Whats everyones "good" level though? here in nor cal BOMB , like were talkn murder is around 800 a qp , if you want a oz jus a oz its 250. now were talkin murder el flameo, Everyone in cali can get that "Good" as well but its no fire, 400 a qp, 100 a zip jus a zip by it self, so yah dependent really on what your level of "good" is.


----------



## HomoPig (Feb 9, 2013)

20$ A Gram it's terrible ? lol..
Come to Ireland 20 Euros a gram ~ 28-30$ a gram. 
And hard to find. Well.. for person like me. It's hard to find.
Last time I got some random 3g shit for 60 Euros 85++$


----------



## Twitch (Feb 9, 2013)

Xrangex said:


> Nah, you can find suppliers in tx with $2400/lb $260/oz $45/8th but it's always 20 a gram haha just gotta look around


lol i have that shirt 
and yes you can find it for those prices but its shit if you want kill in this state at the least you are 
paying 3500 lol thats what the grower sell it for out here


----------



## Koenig Bud (Feb 9, 2013)

But if people want to pay those stupid prices, then i guess let them.

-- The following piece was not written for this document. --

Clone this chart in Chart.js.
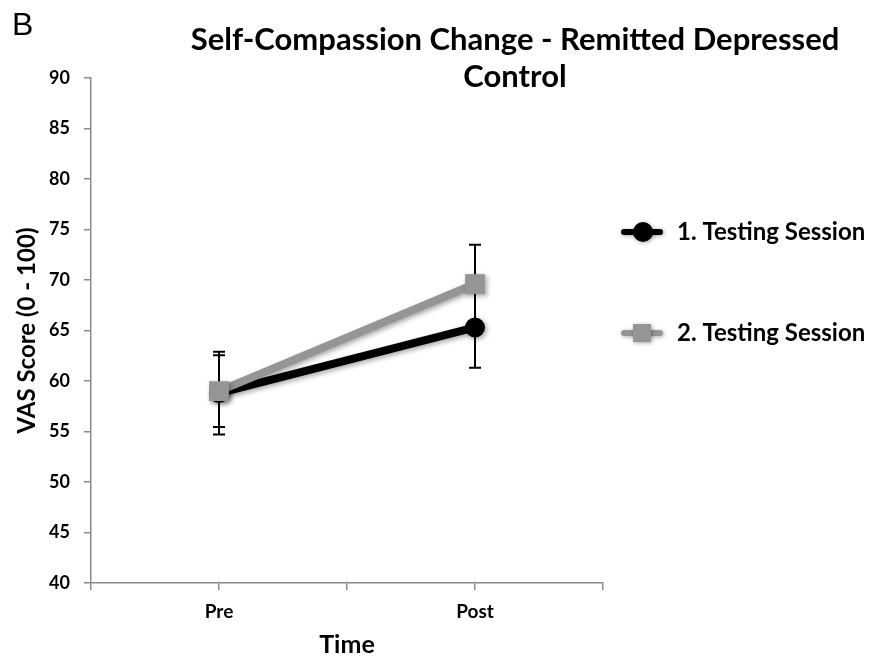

And if they want to smoke spider mites, let them, and if they want to smoke moldy shit and have to sift through the stalks and shit for 10 minutes just to get enough together for a doobie, then let them.


----------



## Twitch (Feb 9, 2013)

Koenig Bud said:


> But if people want to pay those stupid prices, then i guess let them. And if they want to smoke spider mites, let them, and if they want to smoke moldy shit and have to sift through the stalks and shit for 10 minutes just to get enough together for a doobie, then let them.


was that in response to my post?


----------